Mar 15 2012

Neutrino Communication

I do not envision a day anytime in the foreseeable future when the average person can take out a cell-phone sized communication device that operates using neutrino signals. Nor is Geordi La Forge’s visor, which can see neutrinos, ever to become a reality.  The problem with neutrinos is that they interact very weakly with matter. But perhaps this can also be an advantage. A group of University of Rochester researchers think so.

Neutrinos are nearly massless particles that travel at nearly the speed of light. (Reports of neutrinos traveling faster than the speed of light have been premature, and will likely not pan out.) As their name implies, they are electrically neutral. They interact with matter only through the weak nuclear force, which means they interact very little.  The so-called “mean free path” of neutrinos through solid lead is more than a light year. In other words – on average a neutrino would travel through more than a light year of lead before interacting with a nucleus.

Neutrinos are elementary subatomic particles that are created in nuclear reactions. Most of the neutrinos that pass through the earth come from our own sun. Occasionally we are bathed in a pulse of neutrinos from a distant supernova. Physicists have set up massive elaborate detectors in order to detect neutrinos. The Super-Kamiokande neutrino detector in Japan consists of large underground pool o f pure water surrounded by an array of detectors. The occasional neutrino will interact with a water molecule and result in Cerenkov radiation, which can be picked up by the detectors. Other neutrino detector designs use ice instead of liquid water, such as the IceCube Neutrino Detector in Antarctica.

So – if such massive and elaborate detectors are necessary in order to detect a tiny percentage of neutrinos, what does this mean for the prospects of using neutrinos as a communication medium?

“Of course, our current technology takes massive amounts of high-tech equipment to communicate a message using neutrinos, so this isn’t practical now,” said Kevin McFarland, a University of Rochester physics professor who was involved in the experiment. “But the first step toward someday using neutrinos for communication in a practical application is a demonstration using today’s technology.”

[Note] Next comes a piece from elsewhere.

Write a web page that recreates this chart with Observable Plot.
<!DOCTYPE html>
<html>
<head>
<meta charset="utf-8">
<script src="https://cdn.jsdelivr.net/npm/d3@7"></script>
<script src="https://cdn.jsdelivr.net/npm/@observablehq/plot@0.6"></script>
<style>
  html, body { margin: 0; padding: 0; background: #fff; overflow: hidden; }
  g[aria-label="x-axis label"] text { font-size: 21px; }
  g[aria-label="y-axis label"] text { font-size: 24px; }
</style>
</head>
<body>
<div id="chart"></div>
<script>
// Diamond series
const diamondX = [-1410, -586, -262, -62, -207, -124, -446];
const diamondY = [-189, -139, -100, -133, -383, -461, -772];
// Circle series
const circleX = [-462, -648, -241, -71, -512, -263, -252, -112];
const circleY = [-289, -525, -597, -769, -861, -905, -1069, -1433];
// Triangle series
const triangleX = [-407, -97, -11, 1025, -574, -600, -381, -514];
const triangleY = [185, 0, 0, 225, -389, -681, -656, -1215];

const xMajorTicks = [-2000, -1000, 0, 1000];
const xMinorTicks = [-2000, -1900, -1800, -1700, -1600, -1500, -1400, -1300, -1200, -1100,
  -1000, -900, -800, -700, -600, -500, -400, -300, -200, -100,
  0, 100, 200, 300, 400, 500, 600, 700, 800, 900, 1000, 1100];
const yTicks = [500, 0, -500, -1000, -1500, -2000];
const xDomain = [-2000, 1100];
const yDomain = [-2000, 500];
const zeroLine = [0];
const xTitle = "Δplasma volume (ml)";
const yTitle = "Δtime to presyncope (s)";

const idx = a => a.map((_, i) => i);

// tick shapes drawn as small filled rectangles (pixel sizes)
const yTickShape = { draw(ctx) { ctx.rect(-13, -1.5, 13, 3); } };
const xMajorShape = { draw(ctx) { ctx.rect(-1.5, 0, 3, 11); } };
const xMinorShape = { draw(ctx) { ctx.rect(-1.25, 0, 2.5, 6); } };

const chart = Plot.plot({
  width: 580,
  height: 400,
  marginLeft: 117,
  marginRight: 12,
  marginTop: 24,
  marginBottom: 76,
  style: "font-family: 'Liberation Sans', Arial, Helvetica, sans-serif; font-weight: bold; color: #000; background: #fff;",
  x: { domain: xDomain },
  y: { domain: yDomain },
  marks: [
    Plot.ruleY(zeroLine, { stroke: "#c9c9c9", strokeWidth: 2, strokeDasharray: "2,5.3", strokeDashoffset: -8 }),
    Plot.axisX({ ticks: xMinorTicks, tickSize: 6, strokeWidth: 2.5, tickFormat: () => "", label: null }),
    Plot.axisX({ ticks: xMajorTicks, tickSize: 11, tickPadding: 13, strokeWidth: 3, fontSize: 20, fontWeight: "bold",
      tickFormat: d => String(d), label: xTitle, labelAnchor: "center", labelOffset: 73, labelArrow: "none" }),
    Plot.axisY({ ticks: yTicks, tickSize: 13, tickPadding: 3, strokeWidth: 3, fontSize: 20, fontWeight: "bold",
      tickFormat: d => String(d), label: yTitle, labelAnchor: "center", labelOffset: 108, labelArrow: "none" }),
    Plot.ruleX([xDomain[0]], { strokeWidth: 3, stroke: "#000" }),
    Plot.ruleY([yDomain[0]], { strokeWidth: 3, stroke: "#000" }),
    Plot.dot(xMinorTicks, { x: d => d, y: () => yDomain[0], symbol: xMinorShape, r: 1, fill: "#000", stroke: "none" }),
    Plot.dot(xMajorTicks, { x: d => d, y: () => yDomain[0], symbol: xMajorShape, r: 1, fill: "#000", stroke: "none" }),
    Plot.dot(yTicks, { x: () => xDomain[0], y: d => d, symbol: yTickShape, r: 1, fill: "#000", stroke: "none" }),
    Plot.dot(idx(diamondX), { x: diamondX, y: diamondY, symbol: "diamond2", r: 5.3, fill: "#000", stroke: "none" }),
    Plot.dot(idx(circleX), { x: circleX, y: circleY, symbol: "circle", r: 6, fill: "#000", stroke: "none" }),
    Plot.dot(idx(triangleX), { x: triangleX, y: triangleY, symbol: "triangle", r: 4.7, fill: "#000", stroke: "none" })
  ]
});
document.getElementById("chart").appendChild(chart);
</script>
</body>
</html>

“Isn’t practical” is a massive understatement. We might say there are “non-trivial engineering hurdles;” a deliberately understated assessment frequently used for humor and irony. Physicists, however, like to prove that things are possible before they worry about whether or not they are practical. So some researchers using the Fermilab accelerator did a little experiment:

The message that the scientists sent using neutrinos was translated into binary code. In other words, the word “neutrino” was represented by a series of 1’s and 0’s, with the 1’s corresponding to a group of neutrinos being fired and the 0’s corresponding to no neutrinos being fired. The neutrinos were fired in large groups because they are so evasive that even with a multi-ton detector, only about one in ten billion neutrinos are detected. After the neutrinos were detected, a computer on the other end translated the binary code back into English, and the word “neutrino” was successfully received.

They used a massive accelerator to create the neutrinos and a massive detector  to read the signal – but it worked. In principle we can communicate using neutrinos, just don’t expect to see such a device at RadioShack anytime soon.

There are conceivable uses of neutrino communication that would be worth investing in multi-million dollar equipment on the part of large governments, like the US. Because neutrinos interact so weakly with matter, a neutrino signal could travel through any obstacle – the earth, other bodies like the moon, or any type of shielding. There would be no place without a clear signal (can you hear me now?).  NASA could therefore communicate with ships or bases on the far side of the moon. Or the military could communicate with submarines far beneath the ocean’s surface.

The potential applications would depend upon how compact the equipment can be made. Also, some communication may be one way only. A space ship may have a neutrino detector to receive signals, but not a way of generating a neutrino signal themselves.

In the end, it’s an interesting idea, better suited for now to science fiction or, at best, big government applications. We cannot predict what the future will bring. Scientists may figure out a way to generate or detect neutrinos that is much more efficient and practical. Or, we may discover some other way to communicate through matter, making neutrino communication obsolete before it ever is developed. Either way, it’s a cool thought experiment if nothing else.